In December 2005, however, the Chad Parliament passed a law to scrap the “future generations” fund, increasing the amount of revenue that could be spent without approval of the oversight committee from 15% to 30%, and redefining priority sectors to include security and the military.

Robert Bates of Harvard University said that Chad’s decision to renege on its agreement was “exactly what would have been expected”. He said it is hard for people to negotiate positions unless there is a “commitment technology” that will ensure that pledges are fulfilled.

“The interesting thing here is that the World Bank behaved as if it could believe the Chadian promises,” he said.

While the World Bank suspended its loans to Chad in January this year it continued to negotiate, culminating in this month’s agreement. The new deal commits Chad to spending 70% of its 2007 budget on poverty reduction and 5% of oil revenues of citizens of the oil- producing region, as well as creating a stabilisation fund for the benefit of future generations. The government has pledged to support the oversight committee and the World Bank promises to ensure that the committee has sufficient resources to fulfil its mandate. While the oil revenues bank account held $400-million in 2005, this figure was expected to climb to $1,5-billion in 2007.

The government has also committed to working with the Bank, donors and civil society to prepare a poverty reduction strategy, which will be enacted as legislation and enforceable by law.

“The agreement gives Deby breathing space and is a face-saving device for the World Bank,” said Richard Cornwell of the Institute for Security Studies, who believes the World Bank wants to prevent Chad becoming a failed state and possible terrorist haven.

Rising oil prices may have encouraged Deby to renegotiate a deal with the bank, said Timothy Othieno of the Institute for Global Dialogue.

“The agreement is a major step forward it if is actually realised,” he said.

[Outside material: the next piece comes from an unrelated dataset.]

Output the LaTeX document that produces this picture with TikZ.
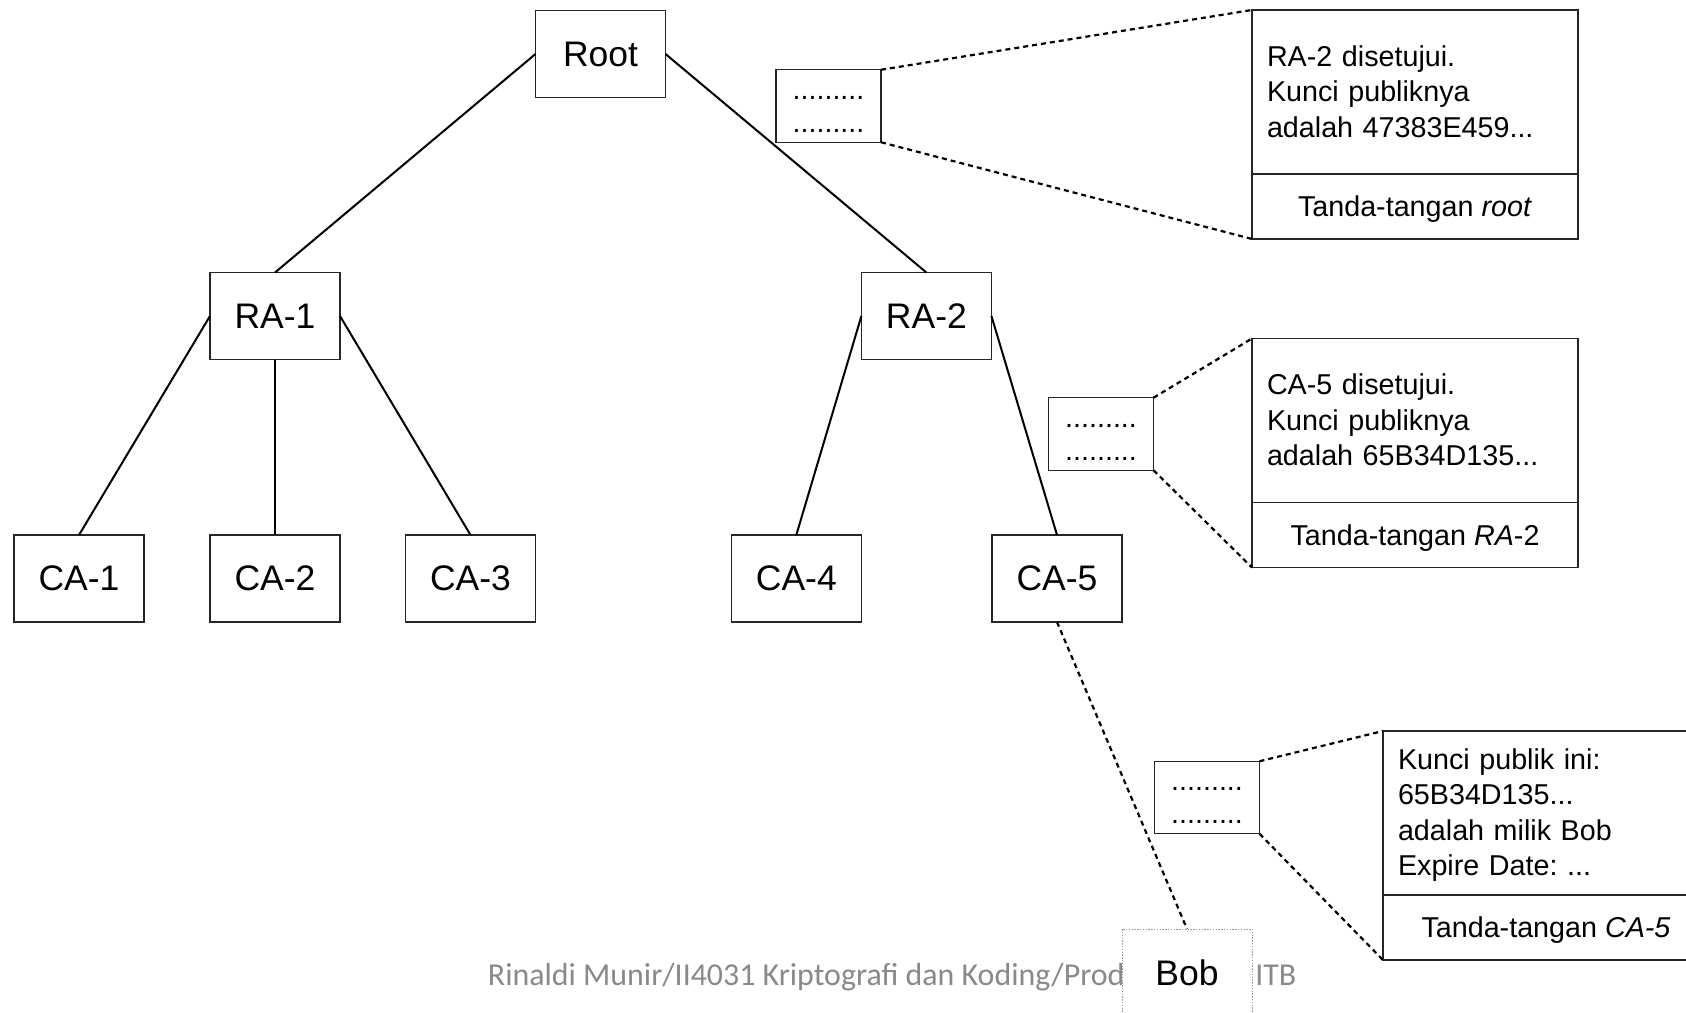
\documentclass[tikz,border=0pt]{standalone}
\usepackage{fontspec}
\setmainfont{Liberation Sans}
\newfontfamily\footfont{Carlito}
\usepackage{tikz}
\usepackage{xcolor}
\usetikzlibrary{positioning,backgrounds}
\definecolor{footgray}{RGB}{137,137,137}
\tikzset{%
  boxA/.style={draw=black!85, line width=0.6pt, minimum width=65pt, minimum height=43.5pt, inner sep=0pt, outer sep=0pt, font=\fontsize{17.75}{21}\selectfont},
  bobA/.style={boxA, draw=gray!80, line width=0.5pt, dash pattern=on 0.7pt off 0.7pt, fill=white},
  dotboxA/.style={draw=black!85, line width=0.6pt, minimum width=52.5pt, minimum height=35pt, inner sep=0pt, outer sep=0pt, align=center, font=\fontsize{14.35}{16.5}\selectfont},
  certA/.style={draw=black!85, line width=0.6pt, minimum width=163pt, minimum height=82pt, text width=148pt, inner xsep=7.5pt, inner ysep=0pt, outer sep=0pt, align=left, font=\fontsize{14.35}{17.75}\selectfont},
  signA/.style={draw=black!85, line width=0.6pt, minimum width=163pt, minimum height=32.5pt, inner sep=0pt, outer sep=0pt, text height=13pt, text depth=3pt, font=\fontsize{14.35}{17.75}\selectfont},
  treeA/.style={black, line width=1pt},
  dashA/.style={black, line width=1.1pt, dash pattern=on 2.5pt off 2pt},
  footA/.style={inner sep=0pt, text=footgray, font=\footfont\fontsize{15.95}{19}\selectfont}
}

\begin{document}
\begin{tikzpicture}[x=0.5pt,y=-0.5pt]
\useasboundingbox (0,0) rectangle (1686,1012);
\clip (0,0) rectangle (1686,1012);
% tree
\node[boxA] (root) at (600.5,54) {Root};
\node[boxA] (ra1) at (275,316) {RA-1};
\node[boxA] (ra2) at (926.4,316) {RA-2};
\node[boxA] (ca1) at (79,578.5) {CA-1};
\node[boxA] (ca2) at (275,578.5) {CA-2};
\node[boxA] (ca3) at (470.5,578.5) {CA-3};
\node[boxA] (ca4) at (796.3,578.5) {CA-4};
\node[boxA] (ca5) at (1057,578.5) {CA-5};
\node[bobA] (bob) at (1187,972.5) {Bob};
\draw[treeA] (root.west) -- (ra1.north);
\draw[treeA] (root.east) -- (ra2.north);
\draw[treeA] (ra1.west) -- (ca1.north);
\draw[treeA] (ra1.south) -- (ca2.north);
\draw[treeA] (ra1.east) -- (ca3.north);
\draw[treeA] (ra2.west) -- (ca4.north);
\draw[treeA] (ra2.east) -- (ca5.north);
\draw[dashA] (ca5.south) -- (bob.north);
% certificates
\node[dotboxA] (dots1) at (828.5,106) {\rule{0pt}{14.8pt}.........\\.........\strut};
\node[dotboxA] (dots2) at (1101,434) {\rule{0pt}{14.8pt}.........\\.........\strut};
\node[dotboxA] (dots3) at (1207,797.5) {\rule{0pt}{14.8pt}.........\\.........\strut};
\node[certA] (cert1) at (1415,92) {\rule{0pt}{15pt}RA-2 disetujui.\\Kunci publiknya\\adalah 47383E459...\strut};
\node[signA, below=0pt of cert1] (sign1) {Tanda-tangan \textit{root}};
\node[certA] (cert2) at (1415,420.5) {\rule{0pt}{15pt}CA-5 disetujui.\\Kunci publiknya\\adalah 65B34D135...\strut};
\node[signA, below=0pt of cert2] (sign2) {Tanda-tangan \textit{RA}-2};
\node[certA] (cert3) at (1546,813) {\rule{0pt}{15pt}Kunci publik ini:\\65B34D135...\\adalah milik Bob\\Expire Date:\ ...\strut};
\node[signA, below=0pt of cert3] (sign3) {Tanda-tangan \textit{CA-5}};
\draw[dashA] (dots1.north east) -- (cert1.north west);
\draw[dashA] (dots1.south east) -- (sign1.south west);
\draw[dashA] (dots2.north east) -- (cert2.north west);
\draw[dashA] (dots2.south east) -- (sign2.south west);
\draw[dashA] (dots3.north east) -- (cert3.north west);
\draw[dashA] (dots3.south east) -- (sign3.south west);
% footer
\begin{scope}[on background layer]
\fill[white] (0,0) rectangle (1686,1012);
\node[footA, anchor=base east] (footL) at ([xshift=1.5pt]bob.base west) {Rinaldi Munir/II4031 Kriptografi dan Koding/Prod};
\node[footA, anchor=base west] (footR) at ([xshift=1.5pt]bob.base east) {ITB};
\end{scope}
\end{tikzpicture}
\end{document}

He explained that more money would go to development projects under the new deal because the government is committed to spending 70% of its total budget and not just oil royalties on poverty alleviation as was the case with the previous agreement. The new agreement also seeks to strengthen the role of civil society: “The World Bank has empowered the churches, trade unions and non-governmental organisations to have a role in the accountability and transparency of how Chad uses its oil.”

Oil and turmoil

Chad:

  • Population size: 9 944 201
  • GDP per capita: $1 500
  • Percentage of the population below the poverty line: 80%
  • Infant mortality rate: 91,45 deaths/1 000 live births
  • Life expectancy: 48 years
  • Literacy rate: 47,5%
  • Proved oil reserves: 1-billion barrels

Nigeria:

  • Population size: 131 859 731
  • GDP per capita: $1 400
  • Percentage of the population below the poverty line: 60%
  • Infant mortality rate: 97,14 deaths/1 000 live births
  • Life expectancy: 47,08 years
  • Literacy rate: 68%
  • Proved oil reserves: 36-billion barrels
  • In the past 25 years, Nigeria has made more than $300-billion in oil revenues, but over 70% of its people have an income of less than $1 a day.

Angola:

  • Population size: 12 127 071
  • GDP per capita: $3 200
  • Percentage of the population below the poverty line: 70%
  • Infant mortality rate: 185,36 deaths/1 000 live births
  • Life expectancy: 38,62 years
  • Literacy rate: 66,8%
  • Proved oil reserves: 25-billion barrels
  • In 2004, 32% of Angola’s budget was allocated to defence and security, and social expenditure rose from 9% in 1999 to 22% in 2002.

Sudan:

  • Population size: 41 236 378
  • GDP per capita: $2 100
  • Percentage of the population below the poverty line: 40%
  • Infant mortality rate: 61,05 deaths/1 000 live births
  • Life expectancy: 58,92 years
  • Literacy rate: 61,1%
  • Proved oil reserves: 1,6-billion barrels.
  • Oil made up 8% of the government’s total revenue in 1999, but increased to 45% in 2002.